*Source data*
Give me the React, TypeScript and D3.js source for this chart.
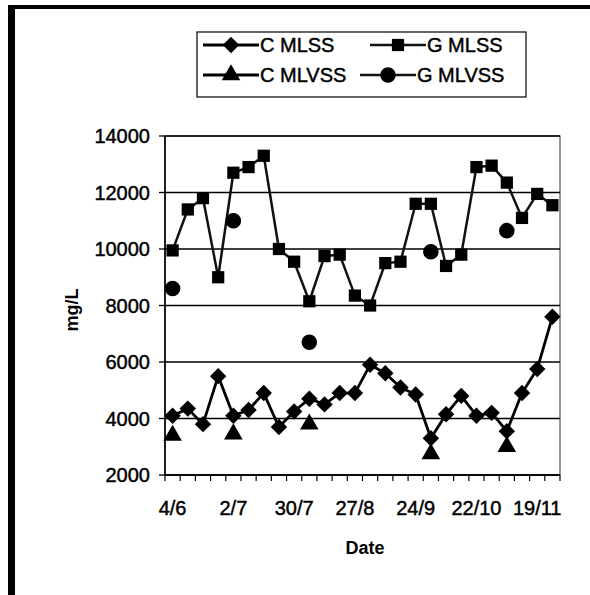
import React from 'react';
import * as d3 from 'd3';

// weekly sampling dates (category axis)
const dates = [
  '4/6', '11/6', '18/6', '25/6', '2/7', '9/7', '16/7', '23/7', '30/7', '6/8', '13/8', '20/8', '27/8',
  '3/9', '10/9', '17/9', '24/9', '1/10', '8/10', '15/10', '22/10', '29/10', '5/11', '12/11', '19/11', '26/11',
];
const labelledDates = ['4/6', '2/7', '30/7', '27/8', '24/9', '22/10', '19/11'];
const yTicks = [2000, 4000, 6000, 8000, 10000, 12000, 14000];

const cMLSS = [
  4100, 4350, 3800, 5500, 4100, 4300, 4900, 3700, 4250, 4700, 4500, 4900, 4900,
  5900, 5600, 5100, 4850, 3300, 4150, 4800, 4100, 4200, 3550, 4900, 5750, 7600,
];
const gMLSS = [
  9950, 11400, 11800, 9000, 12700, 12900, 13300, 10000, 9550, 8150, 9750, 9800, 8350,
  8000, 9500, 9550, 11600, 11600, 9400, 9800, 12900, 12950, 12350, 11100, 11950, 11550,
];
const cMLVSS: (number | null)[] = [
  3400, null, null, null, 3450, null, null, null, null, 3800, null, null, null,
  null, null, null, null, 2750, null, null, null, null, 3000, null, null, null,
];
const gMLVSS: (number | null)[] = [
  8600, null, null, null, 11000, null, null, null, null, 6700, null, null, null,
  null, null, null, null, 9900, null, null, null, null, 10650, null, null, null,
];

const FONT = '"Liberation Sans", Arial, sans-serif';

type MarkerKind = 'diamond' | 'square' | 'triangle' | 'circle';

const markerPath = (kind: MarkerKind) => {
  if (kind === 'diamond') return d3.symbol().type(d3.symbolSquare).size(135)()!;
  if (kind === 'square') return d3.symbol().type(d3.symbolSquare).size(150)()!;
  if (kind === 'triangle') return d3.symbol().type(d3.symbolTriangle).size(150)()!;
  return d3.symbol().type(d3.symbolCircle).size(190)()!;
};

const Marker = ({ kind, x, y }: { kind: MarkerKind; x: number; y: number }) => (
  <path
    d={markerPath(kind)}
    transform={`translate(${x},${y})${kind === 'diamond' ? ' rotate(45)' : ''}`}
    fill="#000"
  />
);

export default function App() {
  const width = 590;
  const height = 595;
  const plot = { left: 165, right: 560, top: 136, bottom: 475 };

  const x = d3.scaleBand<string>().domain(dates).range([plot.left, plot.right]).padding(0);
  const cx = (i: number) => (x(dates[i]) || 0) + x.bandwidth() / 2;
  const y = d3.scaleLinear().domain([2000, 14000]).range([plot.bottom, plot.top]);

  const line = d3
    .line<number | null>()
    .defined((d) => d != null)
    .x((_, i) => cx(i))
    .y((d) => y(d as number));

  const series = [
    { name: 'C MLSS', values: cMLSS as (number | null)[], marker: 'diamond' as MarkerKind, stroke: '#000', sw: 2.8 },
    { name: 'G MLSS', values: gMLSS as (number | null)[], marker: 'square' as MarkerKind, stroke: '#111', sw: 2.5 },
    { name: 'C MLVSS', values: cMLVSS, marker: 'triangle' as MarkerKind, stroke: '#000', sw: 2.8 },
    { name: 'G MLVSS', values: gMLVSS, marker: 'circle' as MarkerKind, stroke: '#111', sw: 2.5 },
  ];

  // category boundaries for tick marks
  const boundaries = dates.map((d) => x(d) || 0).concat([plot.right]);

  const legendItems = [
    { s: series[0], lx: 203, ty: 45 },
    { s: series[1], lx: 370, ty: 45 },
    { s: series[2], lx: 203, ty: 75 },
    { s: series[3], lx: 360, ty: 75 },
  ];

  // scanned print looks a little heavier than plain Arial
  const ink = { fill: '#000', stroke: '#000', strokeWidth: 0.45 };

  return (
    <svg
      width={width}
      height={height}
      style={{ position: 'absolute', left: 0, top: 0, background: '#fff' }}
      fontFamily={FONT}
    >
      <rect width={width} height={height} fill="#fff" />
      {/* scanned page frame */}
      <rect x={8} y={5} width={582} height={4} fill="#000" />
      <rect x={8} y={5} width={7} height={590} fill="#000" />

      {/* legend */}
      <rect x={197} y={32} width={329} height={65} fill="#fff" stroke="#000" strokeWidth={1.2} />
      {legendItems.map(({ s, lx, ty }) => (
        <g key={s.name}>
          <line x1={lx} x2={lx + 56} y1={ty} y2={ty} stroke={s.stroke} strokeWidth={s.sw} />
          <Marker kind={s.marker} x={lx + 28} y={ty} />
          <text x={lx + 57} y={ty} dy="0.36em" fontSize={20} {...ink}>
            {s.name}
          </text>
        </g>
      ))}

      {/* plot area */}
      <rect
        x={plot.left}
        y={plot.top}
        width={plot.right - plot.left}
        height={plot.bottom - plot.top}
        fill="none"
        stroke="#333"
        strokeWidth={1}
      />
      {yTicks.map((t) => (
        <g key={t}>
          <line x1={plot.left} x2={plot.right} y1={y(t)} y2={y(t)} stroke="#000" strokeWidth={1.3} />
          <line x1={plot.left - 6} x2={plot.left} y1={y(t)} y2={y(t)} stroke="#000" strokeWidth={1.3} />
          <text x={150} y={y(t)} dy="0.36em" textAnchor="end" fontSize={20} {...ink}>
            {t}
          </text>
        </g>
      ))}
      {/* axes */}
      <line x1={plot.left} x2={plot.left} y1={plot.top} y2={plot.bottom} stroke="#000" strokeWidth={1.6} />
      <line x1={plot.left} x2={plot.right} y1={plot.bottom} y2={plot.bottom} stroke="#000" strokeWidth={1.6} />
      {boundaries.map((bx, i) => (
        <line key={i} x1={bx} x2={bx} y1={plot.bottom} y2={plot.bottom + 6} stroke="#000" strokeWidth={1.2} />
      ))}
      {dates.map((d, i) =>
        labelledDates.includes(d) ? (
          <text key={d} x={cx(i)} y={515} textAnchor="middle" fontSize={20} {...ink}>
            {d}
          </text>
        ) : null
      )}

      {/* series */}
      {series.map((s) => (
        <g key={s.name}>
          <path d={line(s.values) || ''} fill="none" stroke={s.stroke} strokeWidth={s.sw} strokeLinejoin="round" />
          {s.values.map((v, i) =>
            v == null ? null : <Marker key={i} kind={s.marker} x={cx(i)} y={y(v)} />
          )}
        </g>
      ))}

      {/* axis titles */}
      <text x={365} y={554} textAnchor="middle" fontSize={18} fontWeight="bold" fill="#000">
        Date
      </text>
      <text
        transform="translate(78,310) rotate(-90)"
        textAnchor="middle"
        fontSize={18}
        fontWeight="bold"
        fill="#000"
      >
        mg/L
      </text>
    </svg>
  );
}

*Description of the task*
Return nothing but the lines running from the start of the data to the line with "type MarkerKind = 'diamond'", please, both ends included and no pictures.

*Exercise answer*
Give me the React, TypeScript and D3.js source for this chart.
import React from 'react';
import * as d3 from 'd3';

// weekly sampling dates (category axis)
const dates = [
  '4/6', '11/6', '18/6', '25/6', '2/7', '9/7', '16/7', '23/7', '30/7', '6/8', '13/8', '20/8', '27/8',
  '3/9', '10/9', '17/9', '24/9', '1/10', '8/10', '15/10', '22/10', '29/10', '5/11', '12/11', '19/11', '26/11',
];
const labelledDates = ['4/6', '2/7', '30/7', '27/8', '24/9', '22/10', '19/11'];
const yTicks = [2000, 4000, 6000, 8000, 10000, 12000, 14000];

const cMLSS = [
  4100, 4350, 3800, 5500, 4100, 4300, 4900, 3700, 4250, 4700, 4500, 4900, 4900,
  5900, 5600, 5100, 4850, 3300, 4150, 4800, 4100, 4200, 3550, 4900, 5750, 7600,
];
const gMLSS = [
  9950, 11400, 11800, 9000, 12700, 12900, 13300, 10000, 9550, 8150, 9750, 9800, 8350,
  8000, 9500, 9550, 11600, 11600, 9400, 9800, 12900, 12950, 12350, 11100, 11950, 11550,
];
const cMLVSS: (number | null)[] = [
  3400, null, null, null, 3450, null, null, null, null, 3800, null, null, null,
  null, null, null, null, 2750, null, null, null, null, 3000, null, null, null,
];
const gMLVSS: (number | null)[] = [
  8600, null, null, null, 11000, null, null, null, null, 6700, null, null, null,
  null, null, null, null, 9900, null, null, null, null, 10650, null, null, null,
];

const FONT = '"Liberation Sans", Arial, sans-serif';

type MarkerKind = 'diamond' | 'square' | 'triangle' | 'circle';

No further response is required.